• **What is expected**: Give again only the lines running from the one with "Give me the" through the one with "from matplotlib.patches import", inclusive. Omit every picture.

:::::

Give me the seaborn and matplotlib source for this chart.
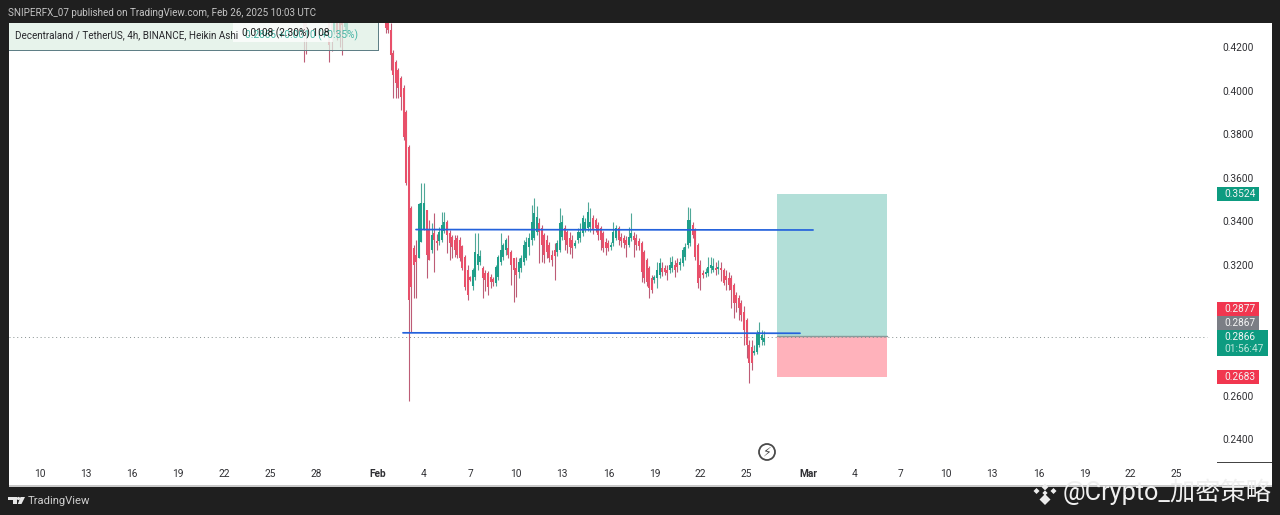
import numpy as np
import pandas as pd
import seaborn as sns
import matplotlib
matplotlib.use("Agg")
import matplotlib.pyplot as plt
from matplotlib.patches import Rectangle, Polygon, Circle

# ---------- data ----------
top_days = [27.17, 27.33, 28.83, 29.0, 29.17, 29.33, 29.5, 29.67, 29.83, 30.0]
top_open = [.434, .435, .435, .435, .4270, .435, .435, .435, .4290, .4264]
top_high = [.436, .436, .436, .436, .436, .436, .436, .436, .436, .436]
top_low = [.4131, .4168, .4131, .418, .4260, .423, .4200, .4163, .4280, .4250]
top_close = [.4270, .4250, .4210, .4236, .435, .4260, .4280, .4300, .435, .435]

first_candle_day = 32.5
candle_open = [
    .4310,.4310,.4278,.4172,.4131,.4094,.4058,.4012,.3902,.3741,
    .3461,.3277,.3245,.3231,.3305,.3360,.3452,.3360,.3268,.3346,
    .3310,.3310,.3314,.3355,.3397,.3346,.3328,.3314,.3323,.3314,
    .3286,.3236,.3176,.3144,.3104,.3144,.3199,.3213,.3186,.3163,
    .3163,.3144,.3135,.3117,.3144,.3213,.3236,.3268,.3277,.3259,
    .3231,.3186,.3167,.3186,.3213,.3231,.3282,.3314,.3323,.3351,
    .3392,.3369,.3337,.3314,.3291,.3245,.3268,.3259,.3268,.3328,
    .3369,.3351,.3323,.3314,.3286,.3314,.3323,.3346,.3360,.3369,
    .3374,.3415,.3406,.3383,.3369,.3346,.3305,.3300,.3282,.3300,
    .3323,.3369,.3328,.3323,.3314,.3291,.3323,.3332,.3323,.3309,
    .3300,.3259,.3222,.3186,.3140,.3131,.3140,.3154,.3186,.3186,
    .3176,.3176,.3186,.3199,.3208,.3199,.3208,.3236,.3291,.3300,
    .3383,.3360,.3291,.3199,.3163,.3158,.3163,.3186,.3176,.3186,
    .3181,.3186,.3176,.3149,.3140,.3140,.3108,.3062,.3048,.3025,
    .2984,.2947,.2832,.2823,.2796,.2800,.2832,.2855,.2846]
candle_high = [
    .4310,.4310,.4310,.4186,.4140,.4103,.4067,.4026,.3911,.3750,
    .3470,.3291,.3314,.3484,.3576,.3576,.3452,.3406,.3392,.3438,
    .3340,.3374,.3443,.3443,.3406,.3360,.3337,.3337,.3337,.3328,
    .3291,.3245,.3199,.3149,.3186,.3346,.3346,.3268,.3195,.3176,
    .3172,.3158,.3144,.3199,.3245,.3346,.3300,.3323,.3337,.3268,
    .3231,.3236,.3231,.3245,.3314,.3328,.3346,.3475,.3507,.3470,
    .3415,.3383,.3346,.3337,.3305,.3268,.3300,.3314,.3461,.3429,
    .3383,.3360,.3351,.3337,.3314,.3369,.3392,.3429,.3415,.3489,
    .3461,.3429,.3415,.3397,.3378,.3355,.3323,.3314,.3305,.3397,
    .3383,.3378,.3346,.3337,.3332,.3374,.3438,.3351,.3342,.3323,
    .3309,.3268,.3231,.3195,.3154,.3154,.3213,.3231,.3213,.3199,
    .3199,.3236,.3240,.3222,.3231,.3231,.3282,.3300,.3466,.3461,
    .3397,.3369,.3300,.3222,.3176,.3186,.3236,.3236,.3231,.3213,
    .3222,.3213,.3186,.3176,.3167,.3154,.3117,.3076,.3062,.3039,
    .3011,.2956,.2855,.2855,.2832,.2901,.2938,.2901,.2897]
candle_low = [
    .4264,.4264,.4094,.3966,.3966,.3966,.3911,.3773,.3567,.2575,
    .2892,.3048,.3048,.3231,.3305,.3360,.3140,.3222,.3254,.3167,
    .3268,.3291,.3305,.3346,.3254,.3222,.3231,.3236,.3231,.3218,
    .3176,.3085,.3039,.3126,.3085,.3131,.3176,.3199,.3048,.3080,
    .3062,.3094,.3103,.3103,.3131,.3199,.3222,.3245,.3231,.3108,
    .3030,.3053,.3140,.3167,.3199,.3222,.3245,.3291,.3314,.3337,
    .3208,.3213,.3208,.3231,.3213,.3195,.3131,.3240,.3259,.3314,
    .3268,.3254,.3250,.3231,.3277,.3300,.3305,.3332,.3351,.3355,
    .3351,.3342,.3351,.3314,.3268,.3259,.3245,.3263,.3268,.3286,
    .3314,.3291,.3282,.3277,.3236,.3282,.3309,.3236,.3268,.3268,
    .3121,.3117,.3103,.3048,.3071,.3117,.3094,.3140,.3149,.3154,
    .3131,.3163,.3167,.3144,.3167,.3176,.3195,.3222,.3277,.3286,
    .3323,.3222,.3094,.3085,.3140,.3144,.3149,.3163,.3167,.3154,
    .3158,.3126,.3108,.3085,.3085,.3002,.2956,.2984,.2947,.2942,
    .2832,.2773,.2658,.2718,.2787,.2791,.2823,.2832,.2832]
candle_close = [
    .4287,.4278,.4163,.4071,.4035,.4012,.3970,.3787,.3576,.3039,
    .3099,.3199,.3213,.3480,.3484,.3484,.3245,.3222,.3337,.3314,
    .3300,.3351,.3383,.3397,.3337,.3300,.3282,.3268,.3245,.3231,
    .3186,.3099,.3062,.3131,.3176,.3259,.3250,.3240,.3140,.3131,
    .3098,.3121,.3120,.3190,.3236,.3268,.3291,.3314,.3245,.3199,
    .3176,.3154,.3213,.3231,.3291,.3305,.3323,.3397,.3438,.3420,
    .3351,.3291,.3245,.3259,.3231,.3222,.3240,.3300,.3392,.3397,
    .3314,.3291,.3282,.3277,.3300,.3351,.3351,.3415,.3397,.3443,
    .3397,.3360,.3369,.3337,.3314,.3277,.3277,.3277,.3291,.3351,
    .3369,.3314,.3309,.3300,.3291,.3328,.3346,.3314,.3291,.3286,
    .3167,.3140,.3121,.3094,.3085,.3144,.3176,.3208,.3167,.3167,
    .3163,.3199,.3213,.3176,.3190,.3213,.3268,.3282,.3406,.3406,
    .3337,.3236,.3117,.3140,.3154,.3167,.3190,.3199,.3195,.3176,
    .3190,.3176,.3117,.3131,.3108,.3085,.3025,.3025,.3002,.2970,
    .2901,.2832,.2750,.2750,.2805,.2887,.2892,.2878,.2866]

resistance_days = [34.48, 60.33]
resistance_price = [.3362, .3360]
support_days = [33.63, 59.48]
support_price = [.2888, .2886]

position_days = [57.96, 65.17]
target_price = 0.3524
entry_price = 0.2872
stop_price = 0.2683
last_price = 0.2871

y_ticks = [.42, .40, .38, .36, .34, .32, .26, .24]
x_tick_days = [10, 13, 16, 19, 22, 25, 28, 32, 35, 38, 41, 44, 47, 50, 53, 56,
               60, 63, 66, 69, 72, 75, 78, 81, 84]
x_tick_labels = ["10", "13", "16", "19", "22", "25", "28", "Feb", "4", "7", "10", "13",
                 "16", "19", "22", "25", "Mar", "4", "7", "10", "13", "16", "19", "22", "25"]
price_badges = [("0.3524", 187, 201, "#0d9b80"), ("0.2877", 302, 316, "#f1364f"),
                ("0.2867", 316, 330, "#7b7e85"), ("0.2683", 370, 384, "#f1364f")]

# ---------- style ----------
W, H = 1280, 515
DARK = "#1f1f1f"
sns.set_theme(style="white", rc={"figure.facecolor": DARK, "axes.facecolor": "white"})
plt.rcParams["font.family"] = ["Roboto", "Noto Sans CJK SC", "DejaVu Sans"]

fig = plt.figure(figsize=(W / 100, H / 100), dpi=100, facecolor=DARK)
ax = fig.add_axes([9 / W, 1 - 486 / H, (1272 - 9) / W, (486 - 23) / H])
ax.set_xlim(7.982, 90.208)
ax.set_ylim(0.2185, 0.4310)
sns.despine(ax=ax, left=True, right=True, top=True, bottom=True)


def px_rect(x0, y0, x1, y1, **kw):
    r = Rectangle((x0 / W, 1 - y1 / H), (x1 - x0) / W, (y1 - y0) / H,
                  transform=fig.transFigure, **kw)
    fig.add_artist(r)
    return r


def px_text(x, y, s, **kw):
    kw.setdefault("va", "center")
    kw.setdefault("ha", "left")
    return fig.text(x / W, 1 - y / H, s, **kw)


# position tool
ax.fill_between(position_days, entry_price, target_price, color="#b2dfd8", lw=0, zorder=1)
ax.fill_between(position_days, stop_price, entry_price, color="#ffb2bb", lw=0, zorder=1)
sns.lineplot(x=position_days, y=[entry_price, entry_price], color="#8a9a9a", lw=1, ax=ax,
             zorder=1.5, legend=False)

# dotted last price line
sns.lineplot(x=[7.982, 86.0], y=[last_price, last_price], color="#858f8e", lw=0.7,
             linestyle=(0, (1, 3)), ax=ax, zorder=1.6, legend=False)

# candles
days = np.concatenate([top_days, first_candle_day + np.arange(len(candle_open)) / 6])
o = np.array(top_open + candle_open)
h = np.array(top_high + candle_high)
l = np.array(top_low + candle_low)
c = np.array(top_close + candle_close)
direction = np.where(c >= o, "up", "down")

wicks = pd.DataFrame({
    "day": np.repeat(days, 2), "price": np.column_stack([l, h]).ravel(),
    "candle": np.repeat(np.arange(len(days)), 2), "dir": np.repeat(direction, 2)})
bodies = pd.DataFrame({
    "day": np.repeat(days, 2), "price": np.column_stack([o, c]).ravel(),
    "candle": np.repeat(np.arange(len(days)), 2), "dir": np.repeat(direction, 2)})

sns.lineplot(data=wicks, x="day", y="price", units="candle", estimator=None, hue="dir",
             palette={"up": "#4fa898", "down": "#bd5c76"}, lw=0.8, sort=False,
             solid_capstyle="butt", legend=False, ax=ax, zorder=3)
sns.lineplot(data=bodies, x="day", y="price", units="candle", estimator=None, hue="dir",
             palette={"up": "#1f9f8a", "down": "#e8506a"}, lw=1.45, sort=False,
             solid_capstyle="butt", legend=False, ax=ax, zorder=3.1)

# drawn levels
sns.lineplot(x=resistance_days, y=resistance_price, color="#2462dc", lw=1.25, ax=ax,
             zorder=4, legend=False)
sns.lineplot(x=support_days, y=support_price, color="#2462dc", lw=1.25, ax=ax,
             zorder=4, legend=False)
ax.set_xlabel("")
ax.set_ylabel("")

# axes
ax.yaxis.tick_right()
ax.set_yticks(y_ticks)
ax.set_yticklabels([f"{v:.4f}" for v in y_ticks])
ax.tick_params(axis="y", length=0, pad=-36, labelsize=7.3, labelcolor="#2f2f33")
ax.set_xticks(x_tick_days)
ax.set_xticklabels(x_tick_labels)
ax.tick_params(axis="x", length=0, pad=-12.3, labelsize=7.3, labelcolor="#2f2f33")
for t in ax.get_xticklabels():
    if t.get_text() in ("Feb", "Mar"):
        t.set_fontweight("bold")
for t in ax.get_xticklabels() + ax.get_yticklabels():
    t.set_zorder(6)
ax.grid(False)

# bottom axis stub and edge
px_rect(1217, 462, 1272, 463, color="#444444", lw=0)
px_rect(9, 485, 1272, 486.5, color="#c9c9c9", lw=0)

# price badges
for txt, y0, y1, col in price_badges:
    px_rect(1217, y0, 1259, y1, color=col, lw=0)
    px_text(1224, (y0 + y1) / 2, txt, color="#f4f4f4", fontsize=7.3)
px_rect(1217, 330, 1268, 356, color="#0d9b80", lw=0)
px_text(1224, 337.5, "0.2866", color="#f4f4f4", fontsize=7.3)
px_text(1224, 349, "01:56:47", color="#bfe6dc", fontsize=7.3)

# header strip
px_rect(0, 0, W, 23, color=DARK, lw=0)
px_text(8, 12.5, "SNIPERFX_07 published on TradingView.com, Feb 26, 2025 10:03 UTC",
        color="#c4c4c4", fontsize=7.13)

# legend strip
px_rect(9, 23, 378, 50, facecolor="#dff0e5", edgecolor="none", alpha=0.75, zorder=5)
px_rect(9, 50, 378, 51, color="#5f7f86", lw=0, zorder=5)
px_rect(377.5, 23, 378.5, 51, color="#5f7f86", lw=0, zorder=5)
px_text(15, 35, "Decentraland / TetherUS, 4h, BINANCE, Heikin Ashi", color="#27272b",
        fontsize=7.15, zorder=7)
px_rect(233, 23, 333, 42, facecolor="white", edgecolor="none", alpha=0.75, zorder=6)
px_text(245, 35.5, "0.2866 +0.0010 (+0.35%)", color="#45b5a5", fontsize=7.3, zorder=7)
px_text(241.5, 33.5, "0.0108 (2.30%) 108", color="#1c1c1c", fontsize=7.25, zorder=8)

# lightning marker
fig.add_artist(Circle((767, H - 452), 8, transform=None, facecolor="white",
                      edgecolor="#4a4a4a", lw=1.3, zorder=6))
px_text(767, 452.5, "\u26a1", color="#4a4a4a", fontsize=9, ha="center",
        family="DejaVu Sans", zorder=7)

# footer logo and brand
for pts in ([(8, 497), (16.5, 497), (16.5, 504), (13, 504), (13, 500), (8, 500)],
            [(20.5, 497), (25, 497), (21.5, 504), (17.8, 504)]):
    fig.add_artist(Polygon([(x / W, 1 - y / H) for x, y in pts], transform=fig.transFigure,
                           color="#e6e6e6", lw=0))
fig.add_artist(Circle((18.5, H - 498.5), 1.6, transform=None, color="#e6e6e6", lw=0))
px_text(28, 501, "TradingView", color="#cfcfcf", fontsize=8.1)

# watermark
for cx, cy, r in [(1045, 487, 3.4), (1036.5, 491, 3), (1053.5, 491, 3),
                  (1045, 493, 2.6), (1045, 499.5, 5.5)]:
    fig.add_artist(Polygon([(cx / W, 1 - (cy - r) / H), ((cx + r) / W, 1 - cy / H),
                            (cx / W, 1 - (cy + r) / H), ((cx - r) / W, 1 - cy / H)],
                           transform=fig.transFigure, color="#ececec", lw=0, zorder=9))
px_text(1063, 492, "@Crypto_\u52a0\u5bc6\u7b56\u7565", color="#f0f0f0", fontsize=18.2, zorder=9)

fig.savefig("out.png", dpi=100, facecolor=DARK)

:::::

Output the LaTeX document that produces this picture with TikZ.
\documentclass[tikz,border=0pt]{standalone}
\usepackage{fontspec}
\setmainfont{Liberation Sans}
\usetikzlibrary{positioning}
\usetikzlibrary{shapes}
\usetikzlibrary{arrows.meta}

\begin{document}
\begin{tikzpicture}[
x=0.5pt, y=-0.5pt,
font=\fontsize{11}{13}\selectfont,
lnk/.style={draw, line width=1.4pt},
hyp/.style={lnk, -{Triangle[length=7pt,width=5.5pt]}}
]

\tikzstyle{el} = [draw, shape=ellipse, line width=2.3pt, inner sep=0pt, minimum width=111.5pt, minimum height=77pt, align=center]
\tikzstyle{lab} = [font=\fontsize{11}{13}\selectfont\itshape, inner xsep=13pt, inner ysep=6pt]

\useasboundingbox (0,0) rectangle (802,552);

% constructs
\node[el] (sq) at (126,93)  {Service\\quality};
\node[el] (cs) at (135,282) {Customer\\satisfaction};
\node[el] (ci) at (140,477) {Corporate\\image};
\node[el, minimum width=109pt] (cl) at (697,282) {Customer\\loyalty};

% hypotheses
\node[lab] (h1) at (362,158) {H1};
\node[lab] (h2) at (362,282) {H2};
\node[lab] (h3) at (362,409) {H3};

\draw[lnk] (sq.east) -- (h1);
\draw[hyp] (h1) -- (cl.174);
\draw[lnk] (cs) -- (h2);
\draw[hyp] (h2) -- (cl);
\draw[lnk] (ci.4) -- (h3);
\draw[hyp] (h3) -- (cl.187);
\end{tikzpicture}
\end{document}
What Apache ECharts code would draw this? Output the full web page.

:::::

• **Solved problem**:
Give me the seaborn and matplotlib source for this chart.
import numpy as np
import pandas as pd
import seaborn as sns
import matplotlib
matplotlib.use("Agg")
import matplotlib.pyplot as plt
from matplotlib.patches import Rectangle, Polygon, Circle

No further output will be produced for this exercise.